___ Data entries

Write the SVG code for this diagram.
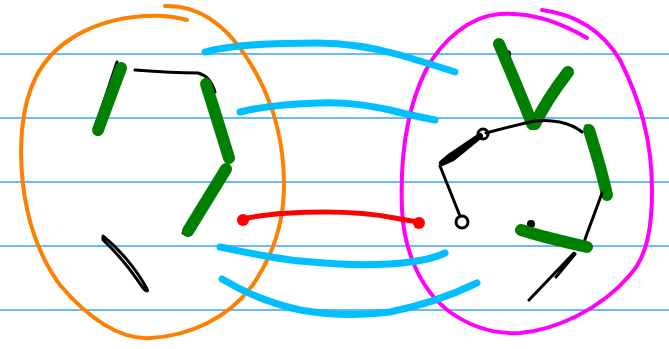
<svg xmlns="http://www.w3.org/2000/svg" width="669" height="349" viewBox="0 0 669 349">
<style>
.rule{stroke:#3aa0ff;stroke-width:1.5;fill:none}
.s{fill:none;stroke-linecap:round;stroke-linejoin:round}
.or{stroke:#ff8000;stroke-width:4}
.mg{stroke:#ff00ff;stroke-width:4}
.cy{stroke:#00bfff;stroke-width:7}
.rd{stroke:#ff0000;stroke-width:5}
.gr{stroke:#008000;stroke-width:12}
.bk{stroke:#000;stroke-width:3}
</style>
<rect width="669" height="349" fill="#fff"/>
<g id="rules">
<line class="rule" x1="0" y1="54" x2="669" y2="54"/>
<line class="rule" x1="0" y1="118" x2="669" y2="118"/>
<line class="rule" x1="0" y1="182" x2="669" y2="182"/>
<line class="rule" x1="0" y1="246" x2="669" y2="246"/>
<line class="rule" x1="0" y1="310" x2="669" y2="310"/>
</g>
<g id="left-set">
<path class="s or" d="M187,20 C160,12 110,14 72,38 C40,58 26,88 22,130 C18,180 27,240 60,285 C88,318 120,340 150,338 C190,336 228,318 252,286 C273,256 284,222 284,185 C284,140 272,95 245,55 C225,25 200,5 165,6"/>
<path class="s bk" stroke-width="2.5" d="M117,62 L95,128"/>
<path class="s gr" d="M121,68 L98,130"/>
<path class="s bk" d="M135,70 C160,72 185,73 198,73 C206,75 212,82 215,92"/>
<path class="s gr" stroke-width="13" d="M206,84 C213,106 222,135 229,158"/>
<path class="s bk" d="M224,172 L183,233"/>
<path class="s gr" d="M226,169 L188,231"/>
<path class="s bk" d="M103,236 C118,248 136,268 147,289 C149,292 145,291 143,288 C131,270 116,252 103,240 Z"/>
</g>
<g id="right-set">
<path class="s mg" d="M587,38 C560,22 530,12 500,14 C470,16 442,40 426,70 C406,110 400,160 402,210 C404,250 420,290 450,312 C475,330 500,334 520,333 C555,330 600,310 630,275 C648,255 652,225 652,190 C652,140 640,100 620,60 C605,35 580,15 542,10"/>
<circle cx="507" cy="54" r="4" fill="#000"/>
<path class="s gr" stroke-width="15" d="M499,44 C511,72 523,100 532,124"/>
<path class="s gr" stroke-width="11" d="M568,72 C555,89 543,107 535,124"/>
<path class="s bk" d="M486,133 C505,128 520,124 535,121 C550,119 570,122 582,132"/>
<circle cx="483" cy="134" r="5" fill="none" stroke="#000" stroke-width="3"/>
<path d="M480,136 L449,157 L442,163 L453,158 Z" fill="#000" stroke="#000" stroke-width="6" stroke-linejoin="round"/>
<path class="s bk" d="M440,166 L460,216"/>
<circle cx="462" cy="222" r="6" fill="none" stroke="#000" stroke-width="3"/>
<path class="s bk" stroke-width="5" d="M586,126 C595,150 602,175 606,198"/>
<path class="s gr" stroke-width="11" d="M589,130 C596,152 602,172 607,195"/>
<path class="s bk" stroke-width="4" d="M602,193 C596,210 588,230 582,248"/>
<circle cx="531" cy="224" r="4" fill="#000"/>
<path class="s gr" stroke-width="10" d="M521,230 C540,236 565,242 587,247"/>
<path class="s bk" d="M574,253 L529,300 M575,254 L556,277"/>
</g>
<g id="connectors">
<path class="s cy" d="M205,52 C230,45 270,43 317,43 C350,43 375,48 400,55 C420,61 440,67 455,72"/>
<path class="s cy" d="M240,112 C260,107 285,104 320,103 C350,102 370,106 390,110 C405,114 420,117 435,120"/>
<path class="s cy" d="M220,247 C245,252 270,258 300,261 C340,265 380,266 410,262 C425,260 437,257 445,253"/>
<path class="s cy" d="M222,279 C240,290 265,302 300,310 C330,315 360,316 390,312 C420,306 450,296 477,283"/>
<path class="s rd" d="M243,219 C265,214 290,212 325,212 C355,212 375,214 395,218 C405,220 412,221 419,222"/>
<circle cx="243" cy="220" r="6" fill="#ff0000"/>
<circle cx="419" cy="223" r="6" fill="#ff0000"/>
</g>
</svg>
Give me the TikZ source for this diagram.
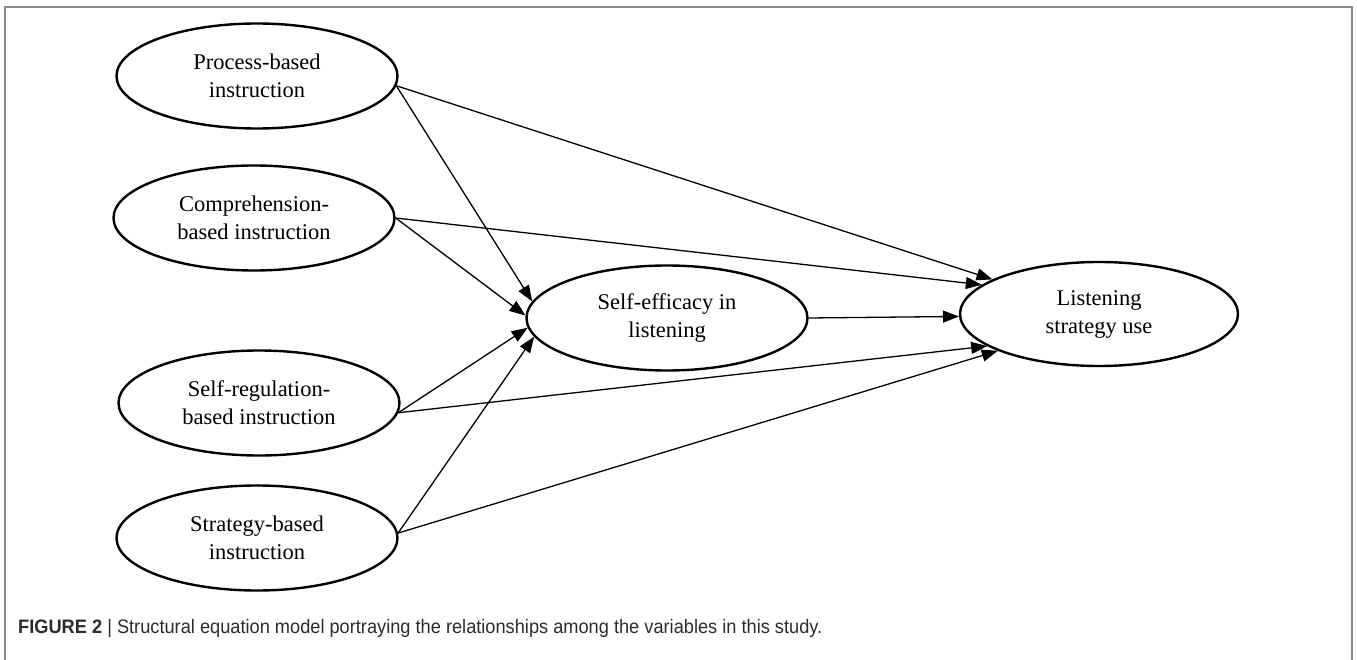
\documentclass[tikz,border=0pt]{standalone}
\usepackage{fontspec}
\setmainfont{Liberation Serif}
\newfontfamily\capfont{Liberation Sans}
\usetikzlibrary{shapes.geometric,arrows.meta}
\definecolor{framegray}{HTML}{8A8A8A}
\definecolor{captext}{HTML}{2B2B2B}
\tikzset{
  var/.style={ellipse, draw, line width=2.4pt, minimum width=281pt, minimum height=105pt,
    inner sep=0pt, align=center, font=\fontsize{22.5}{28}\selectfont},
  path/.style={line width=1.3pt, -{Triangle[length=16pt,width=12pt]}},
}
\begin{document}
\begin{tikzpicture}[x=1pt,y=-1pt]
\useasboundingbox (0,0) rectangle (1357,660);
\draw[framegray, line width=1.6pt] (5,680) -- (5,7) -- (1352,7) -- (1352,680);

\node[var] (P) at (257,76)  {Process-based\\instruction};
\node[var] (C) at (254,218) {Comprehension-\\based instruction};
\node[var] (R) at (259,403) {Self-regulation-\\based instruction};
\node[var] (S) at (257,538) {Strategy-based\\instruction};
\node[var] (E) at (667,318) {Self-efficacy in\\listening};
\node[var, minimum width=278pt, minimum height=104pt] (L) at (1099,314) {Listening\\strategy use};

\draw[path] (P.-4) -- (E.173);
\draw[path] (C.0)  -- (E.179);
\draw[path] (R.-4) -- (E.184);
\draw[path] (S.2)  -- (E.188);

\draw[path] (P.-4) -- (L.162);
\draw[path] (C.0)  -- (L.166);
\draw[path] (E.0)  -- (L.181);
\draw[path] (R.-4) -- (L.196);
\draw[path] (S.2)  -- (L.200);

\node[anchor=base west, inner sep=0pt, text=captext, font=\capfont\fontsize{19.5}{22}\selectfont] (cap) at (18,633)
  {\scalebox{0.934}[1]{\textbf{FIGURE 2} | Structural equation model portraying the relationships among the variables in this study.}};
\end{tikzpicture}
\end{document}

______

» **Challenge**
Scan the material above. Copy each line where "this" occurs.

» **Task output**
Write the SVG code for this diagram.
Give me the TikZ source for this diagram.
  {\scalebox{0.934}[1]{\textbf{FIGURE 2} | Structural equation model portraying the relationships among the variables in this study.}};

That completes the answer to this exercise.